The Ibanesto rider's aim was certainly true enough, though, when he shot off from a break of eight riders with 10km to go and kept his pursuers at around a bow's length all the way to the finish.
Flying along on pancake flat roads, Flecha explained he was confident of hitting the bull's-eye in his finish target because he knew the route exceedingly well: by the most bizarre of coincidences his girlfriend, Lourdes, is working as an electronics engineer on a work exchange in the French Space Research Centre, located a bare kilometre from the finish line.

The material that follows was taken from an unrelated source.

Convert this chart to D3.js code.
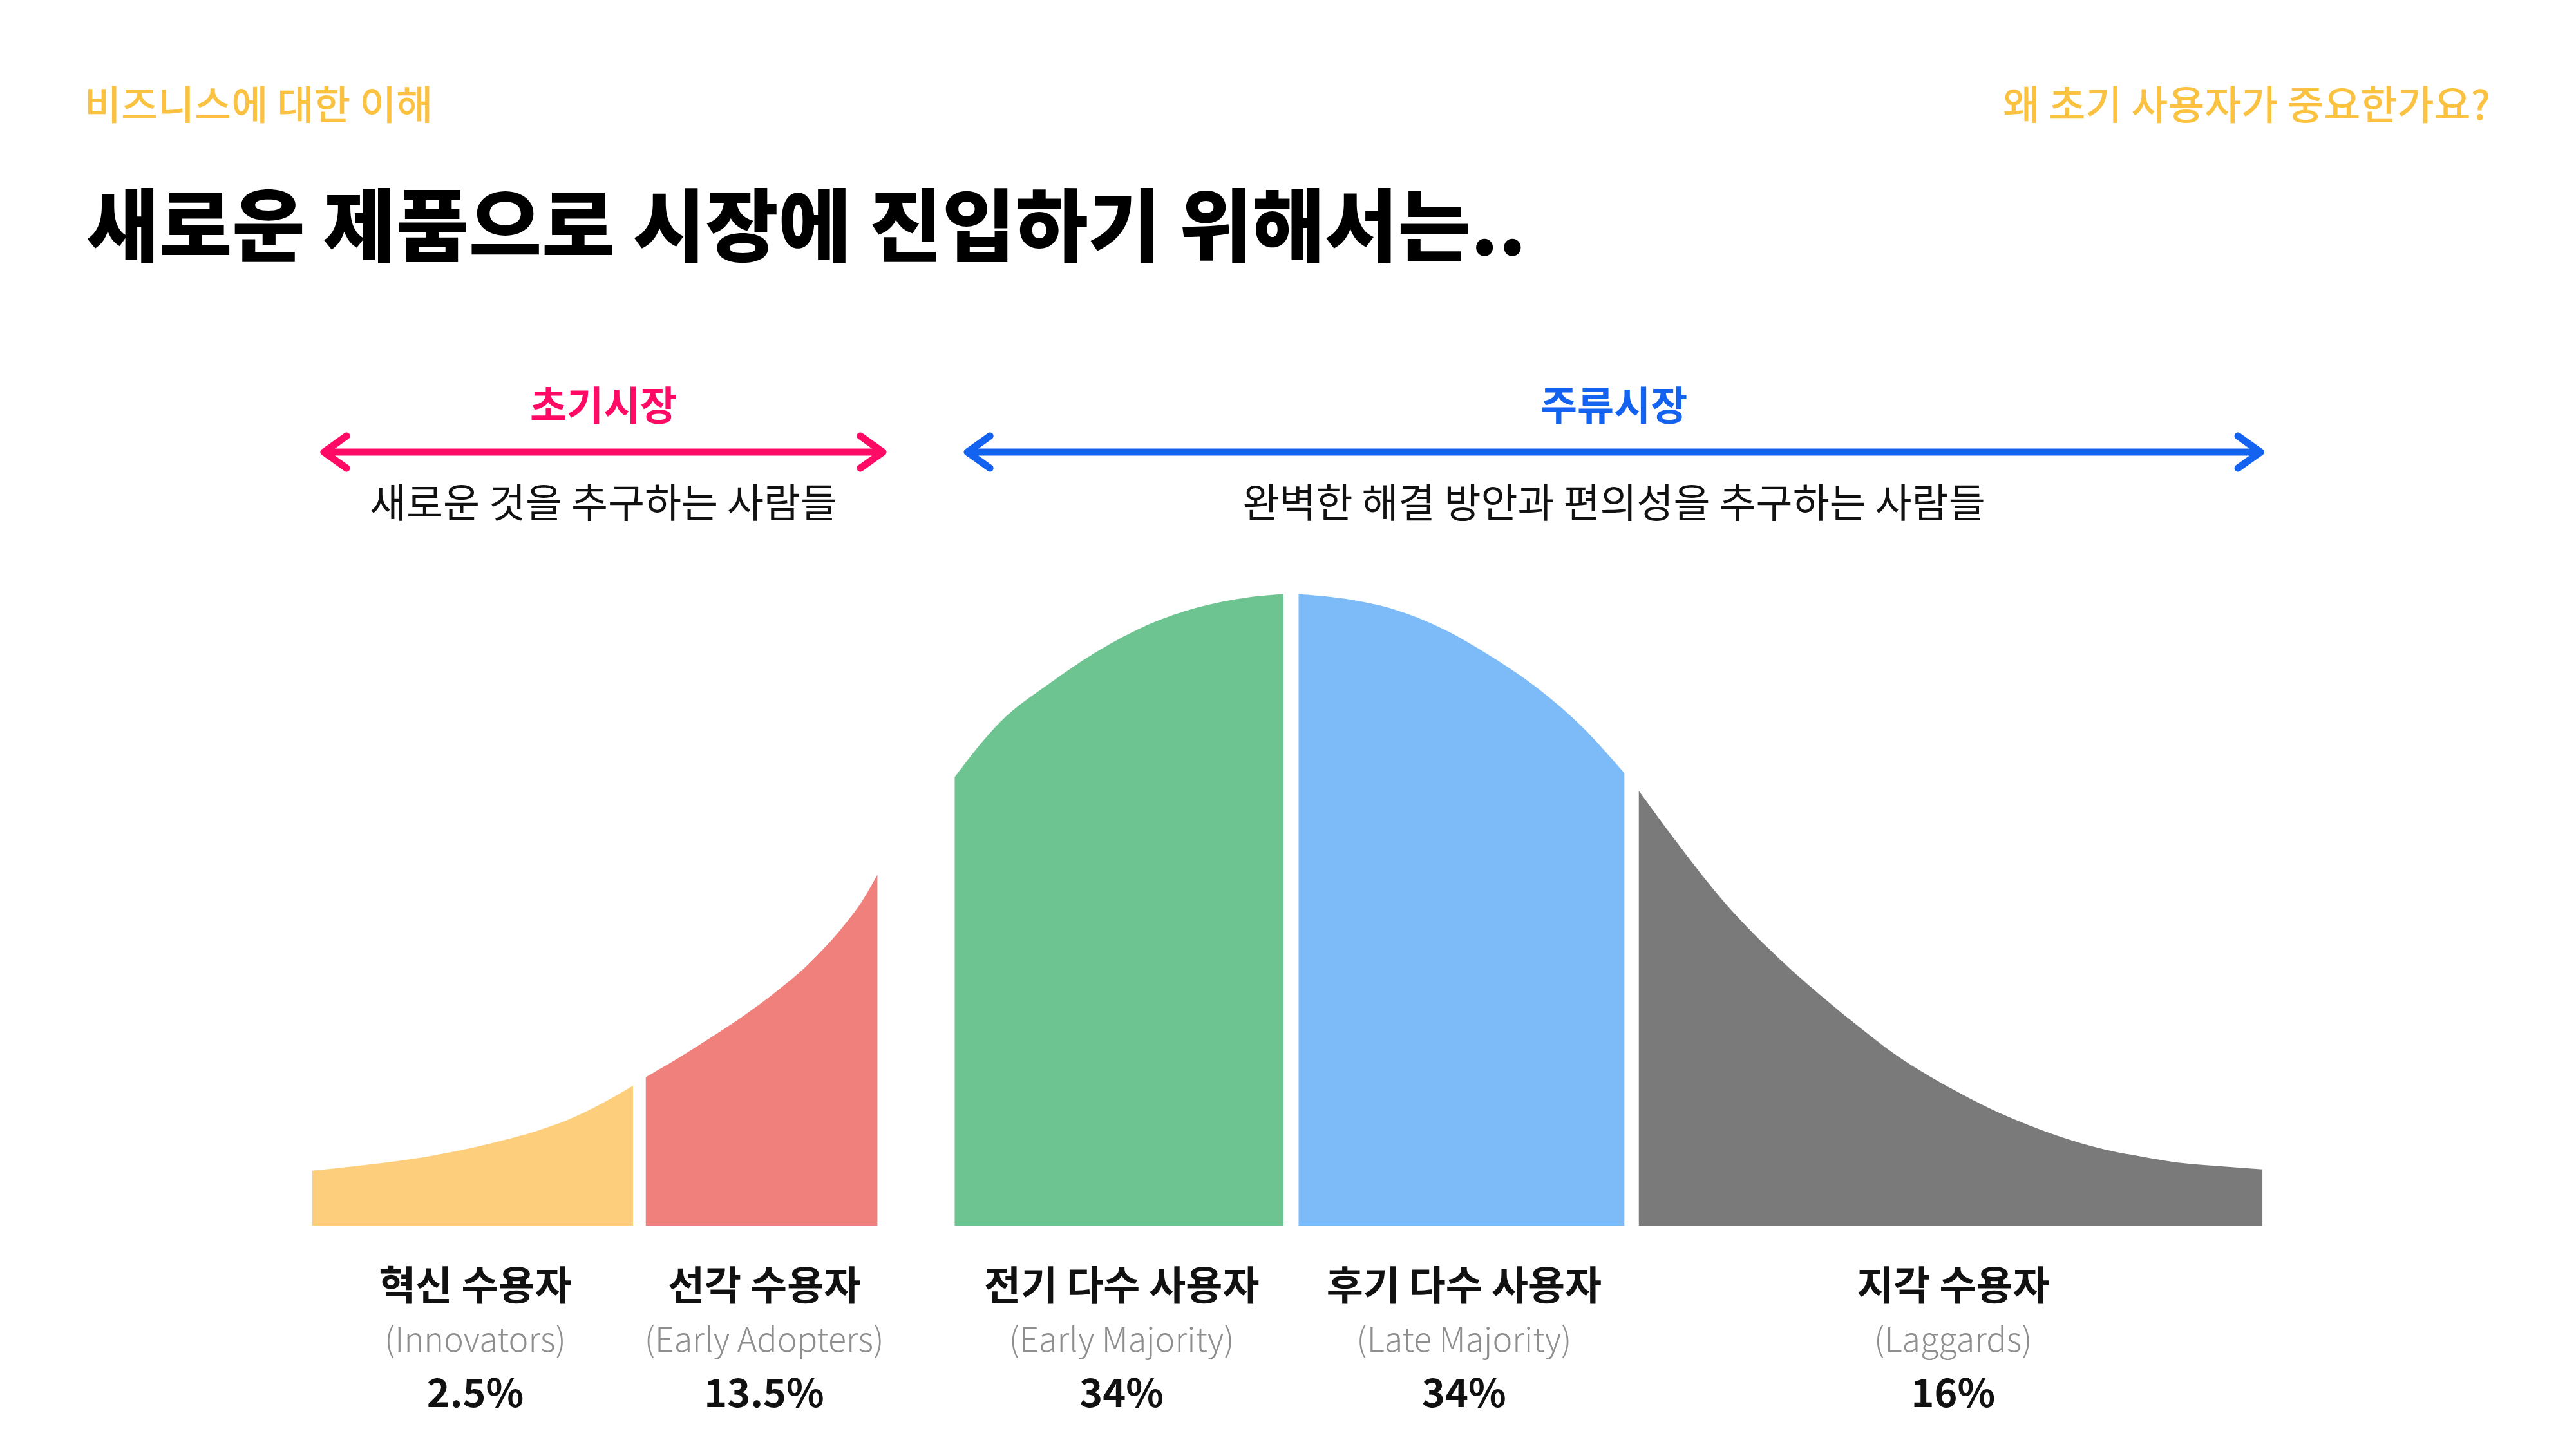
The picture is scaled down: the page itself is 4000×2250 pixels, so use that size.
<!DOCTYPE html>
<html><head><meta charset="utf-8">
<script src="https://cdn.jsdelivr.net/npm/d3@7"></script>
<style>body{margin:0;background:#fff} svg{display:block}</style>
</head><body>
<svg id="c" width="4000" height="2250"></svg>
<script>
const headerLeft = "비즈니스에 대한 이해";
const headerRight = "왜 초기 사용자가 중요한가요?";
const title = "새로운 제품으로 시장에 진입하기 위해서는..";

// bell curve samples: position (σ from centre), relative height (peak = 100)
const curveX = [-2.912,-2.743,-2.578,-2.446,-2.347,-2.248,-2.149,-2.050,-1.958,
  -1.920,-1.817,-1.722,-1.626,-1.530,-1.435,-1.339,-1.275,-1.231,
  -1.001,-0.866,-0.719,-0.573,-0.426,-0.280,-0.133,-0.023,0,
  0.022,0.160,0.307,0.453,0.600,0.746,0.864,0.991,
  1.034,1.100,1.165,1.229,1.293,1.357,1.421,1.485,1.580,1.700,1.791,1.900,2.002,2.100,2.213,2.320,2.423,2.530,2.634,2.760,2.889];
const curveY = [8.70,9.65,10.84,12.20,13.46,14.92,16.79,19.34,22.15,
  23.50,26.71,29.92,33.32,37.11,41.45,46.93,51.47,55.56,
  71.0,79.7,85.8,91.0,95.1,97.8,99.4,99.95,100,
  99.95,99.2,97.5,94.4,89.9,84.5,79.0,71.6,
  68.8,64.0,59.4,55.0,50.9,47.2,43.8,40.6,36.2,31.0,27.3,23.6,20.6,18.0,15.5,13.5,12.0,10.9,10.0,9.4,8.9];

// adopter segments
const segNames = ["혁신 수용자","선각 수용자","전기 다수 사용자","후기 다수 사용자","지각 수용자"];
const segEnglish = ["(Innovators)","(Early Adopters)","(Early Majority)","(Late Majority)","(Laggards)"];
const segShares = ["2.5%","13.5%","34%","34%","16%"];
const segStart = [-2.912,-1.920,-1.001,0.022,1.034];
const segEnd = [-1.958,-1.231,-0.023,0.991,2.889];
const segColors = ["#FDCE7B","#EF807C","#6DC490","#7CBBF8","#7A7A7A"];

// market groups
const marketNames = ["초기시장","주류시장"];
const marketDesc = ["새로운 것을 추구하는 사람들","완벽한 해결 방안과 편의성을 추구하는 사람들"];
const marketStart = [-2.883,-0.969];
const marketEnd = [-1.209,2.889];
const marketColors = ["#FF0B66","#1463F0"];

const FONT = "'Noto Sans CJK KR','Noto Sans',sans-serif";
const svg = d3.select("#c");
svg.append("rect").attr("width",4000).attr("height",2250).attr("fill","#fff");

const x = d3.scaleLinear().domain([-1,1]).range([1483,2527]);
const y = d3.scaleLinear().domain([0,100]).range([1903,922]);

const pts = curveX.map((v,i)=>[v,curveY[i]]);
const area = d3.area().x(d=>x(d[0])).y0(y(0)).y1(d=>y(d[1])).curve(d3.curveMonotoneX);

segNames.forEach((n,i)=>{
  const sub = pts.filter(p=>p[0]>=segStart[i]-1e-9 && p[0]<=segEnd[i]+1e-9);
  svg.append("path").attr("d",area(sub)).attr("fill",segColors[i]);
});

// headers
svg.append("text").attr("x",131).attr("y",186).attr("font-family",FONT).attr("font-size",62)
  .attr("font-weight",500).attr("fill","#FBC241").text(headerLeft);
svg.append("text").attr("x",3867).attr("y",186).attr("text-anchor","end").attr("font-family",FONT).attr("font-size",62)
  .attr("font-weight",500).attr("fill","#FBC241").text(headerRight);
svg.append("text").attr("x",134).attr("y",396).attr("font-family",FONT).attr("font-size",123)
  .attr("font-weight",800).attr("fill","#000").text(title);

// market arrows
const arrowY = 702, head = 38, headH = 25;
marketNames.forEach((n,i)=>{
  const x0 = x(marketStart[i]), x1 = x(marketEnd[i]), c = marketColors[i];
  const g = svg.append("g").attr("stroke",c).attr("stroke-width",11).attr("fill","none")
    .attr("stroke-linejoin","round").attr("stroke-linecap","round");
  g.append("line").attr("x1",x0+3).attr("x2",x1-3).attr("y1",arrowY).attr("y2",arrowY);
  g.append("path").attr("d",`M${x0+head},${arrowY-headH}L${x0+3},${arrowY}L${x0+head},${arrowY+headH}`);
  g.append("path").attr("d",`M${x1-head},${arrowY-headH}L${x1-3},${arrowY}L${x1-head},${arrowY+headH}`);
  const cx = (x0+x1)/2;
  svg.append("text").attr("x",cx).attr("y",653).attr("text-anchor","middle").attr("font-family",FONT)
    .attr("font-size",62).attr("font-weight",700).attr("fill",c).text(n);
  svg.append("text").attr("x",cx).attr("y",804).attr("text-anchor","middle").attr("font-family",FONT)
    .attr("font-size",62).attr("font-weight",400).attr("fill","#111").text(marketDesc[i]);
});

// segment labels
segNames.forEach((n,i)=>{
  const cx = (x(segStart[i])+x(segEnd[i]))/2 + 4;
  svg.append("text").attr("x",cx).attr("y",2019).attr("text-anchor","middle").attr("font-family",FONT)
    .attr("font-size",62).attr("font-weight",700).attr("fill","#111").text(n);
  svg.append("text").attr("x",cx).attr("y",2099).attr("text-anchor","middle").attr("font-family",FONT)
    .attr("font-size",52).attr("font-weight",300).attr("fill","#8E8E8E").text(segEnglish[i]);
  svg.append("text").attr("x",cx).attr("y",2185).attr("text-anchor","middle").attr("font-family",FONT)
    .attr("font-size",61).attr("font-weight",700).attr("fill","#111").text(segShares[i]);
});
</script>
</body></html>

"I knew exactly when I had to attack in order to maintain some kind of difference," Flecha added. "It was like I was coming home to her." For the second consecutive stage, the major favourites were content to let lesser-known riders take the day's honours, all too aware that today's 47km time trial between Gaillac and Cap'Decouverte will open up hostilities in the final battle for the yellow jersey.
Followed by four Pyrenean stages, the race leader Lance Armstrong, just 21sec ahead of his closest pursuer, Alexandre Vinokourov, has been repeating mantra-like ever since the race left the Alps that "this will be the most important time trial for me since I first won the Tour in 1999".
"It's tricky and technical, but not too tricky. I like it," said Armstrong, who has won all bar one of the Tour's long time trials in his five-year reign in yellow. He is receiving moral support from the most unlikely of sources - although given that stage 11 had passed under the shadow of Carcassonne's vast medieval city walls and concluded with Flecha's belligerent gesture, perhaps the sight of his fellow-American and Republican supporter Arnold Schwarzenegger handing Armstrong his fourth yellow jersey of the race on the finishing podium was not totally out of place.
Sporting even more bodyguards than Armstrong's usual cohort of minders at the start in Narbonne - around eight compared to the Texan's mere two - Schwarzenegger's black-suited back-up had previously blasted a three-metre wide obstacle and people-free trail for the American film star to swagger through, his usual toothy grin stuck firmly in place. Presumably Arnie enjoyed himself rather more than on his other recent morale-raising visit for Americans abroad - to Iraq.
Briton's David Millar, while no longer fighting for a place in the overall standings, is highly optimistic about taking the stage itself. "I don't know the course, but I've got the form to take one of the top two places," the Scottish time trial specialist revealed. The other, he is convinced, will go to Armstrong.
STAGE 11 (Narbonne to Toulouse, 153.5km, 95.4 miles): 1 J A Flecha (Sp) Ibanesto.com 3hr 29min 33sec; 2 B De Groot (Neth) Rabobank +4sec; 3 I Nozal (Sp) ONCE s/t; 4 I Cuesta (Sp) Cofidis +15; 5 C Da Cruz (Fr) FDJeux.com +23; 6 S O'Grady (Aus) Crédit Agricole; 7 N Portal (Fr) AG2R; 8 M Rogers (Aus) Quick Step all s/t; 9 R McEwen (Aus) Lotto +42; 10 B Cooke (Aus) FDJeux.com s/t. Selected: 12 E Zabel (Ger) Telekom; 22 J Ullrich (Ger) Bianchi; 29 L Armstrong (US) US Postal Service; 30 A Vinokourov (Kaz) Telekom all s/t.
Overall: 1 Armstrong 49:16:37; 2 Vinokourov +21; 3 I Mayo (Sp) Euskaltel +1:02; 4 F Mancebo (Sp) iBanesto.com +1:37; 5 T Hamilton (US) CSC +1:52; 6 Ullrich +2:10; 7 I Basso (It) Fassa Bortolo +2:25; 8 R Heras (Sp) US Postal +2:28; 9 H Zubeldia (Sp) Euskaltel +3:25; 10 D Menchov (Rus) iBanesto.com +3:45. Selected: 15 R Virenque (Fr) Quick Step +5:59; 19 D Millar (GB) Cofidis +7:15.
Points (green jersey): 1 Cooke 156; 2 R McEwen (Aus) Lotto 148; 3 Zabel 126; 4 O'Grady 122; 5 T Hushovd (Nor) Crédit Agricole 120.
King of the Mountains (polka-dot jersey): 1 Virenque 135pts; 2 J Jaksche (Ger) ONCE 75; 3 Armstrong 74; 4 I Parra (Col) Kelme 71; 5 A Garmendia (Sp) Bianchi 62.